IDEC WindMSG User Manual

12. Sign Key (+/-)

Used for signed data entry.

13. Sign Key (+/-) and 0

Single key used as a sign key as well as numeric key 0. If
this key is pressed immediately after data entry is initiated,
key is taken as sign key else it is taken as ‘0’ key.

14. Numeric Key 0

Enters a ‘0’ after data entry is initiated.

15. Numeric Key 1

Enters a ‘1’ after data entry is initiated.

16. Numeric Key 2

Enters a ‘2’ after data entry is initiated.

17. Numeric Key 3

Enters a ‘3’ after data entry is initiated.

18. Numeric Key 4

Enters a ‘4’ after data entry is initiated.

19. Numeric Key 5

Enters a ‘5’ after data entry is initiated.

20. Numeric Key 6

Enters a ‘6’ after data entry is initiated.

21. Numeric Key 7

Enters a ‘7’ after data entry is initiated.

22. Numeric Key 8

Enters a ‘8’ after data entry is initiated.

23. Numeric Key 9

Enters a ‘9’ after data entry is initiated.

24. Numeric Key A

Enters a ‘A’ after data entry is initiated.

25. Numeric Key B

Enters a ‘B’ after data entry is initiated.

26. Numeric Key C

Enters a ‘C’ after data entry is initiated.

27. Numeric Key D

Enters a ‘D’ after data entry is initiated.

28. Numeric Key E

Enters a ‘E’ after data entry is initiated.

29. Numeric Key F

Enters a ‘F’ after data entry is initiated.

30. Edit Bit On

A coil is turned on after data entry is initiated.

31. Edit Bit Off

A coil is turned off after data entry is initiated.

32. Acknowledge Alarm

Active alarm is acknowledged using this key.

33. Next Alarm

Next alarm from the container is displayed.

34. Previous Alarm

Previous alarm from the container is displayed.
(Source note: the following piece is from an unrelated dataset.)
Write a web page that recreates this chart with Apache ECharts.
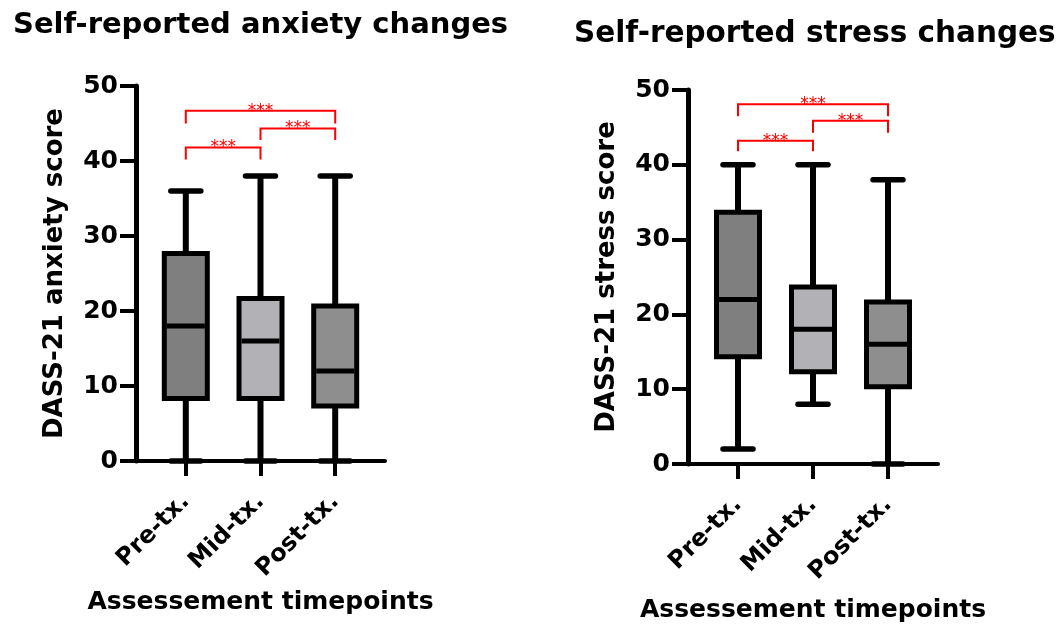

* While defining double Tag operations, make sure both the tags
have same number of bytes. Else the task may lead to erroneous
results.

4.3

Alarms

Any tag can be continuously monitored by defining alarms for each bit
of that tag. To display an alarm on the screen as soon as it is
triggered, alarm object has to be placed on the screen. If the value of
the particular tag becomes nonzero, alarm is displayed in the alarm
object. An alarm is triggered for each bit in a tag. Total 256 alarms
can be defined in HG1X. HG1X stores the alarm information in an
alarm container. Maximum 64 alarms can be stored in the container.
First triggered alarm is on the top of the container. New alarm is
added from the bottom. Operator has to acknowledge each alarm by
using any key with definition ‘Acknowledge Alarm’. When alarm
condition is cleared and the alarm is acknowledged, the alarm is
deleted from the container. Alarm can also be printed on the serial
port. Printing is performed as soon as the alarm is triggered.

Two types of alarms can be defined in HG1X:

1.

Consecutive Alarms

2.

Discrete Alarms

1.

Consecutive Alarms:

Consecutive alarms can be useful when user wants to monitor 16
consecutive tags. All the 16 consecutive tags should be defined in the
tag database. An alarm cab be defined for each bit. HG1X uploads all
16 tags in a single block. When any bit of 16 tags is found to be on
(‘1’) corresponding alarm is triggered. Triggered alarm is displayed in
the alarm object. Each alarm has to be acknowledged. User should
define a key to acknowledge alarms. User can also scroll through the
table of alarms using keys defined as ‘Next Alarm’ and ‘Previous
Alarm’. Acknowledged and inactive alarm is deleted from the
container. New alarm is added from the bottom of the container.

2.

Discrete Alarms:

Discrete alarms can be useful when user wants to monitor tags which
are not in a sequence, discrete. An alarm is defined for each bit of
tag. When any bit of any tags is found to be on (‘1’) corresponding
alarm is triggered. Triggered alarm is displayed in the alarm object.
User should define a key to acknowledge alarms. User can also scroll
through the table of alarms using keys defined as ‘Next Alarm’ and
‘Previous Alarm’. Acknowledged and inactive alarm is deleted from
the container. New alarm is added from the bottom of the container.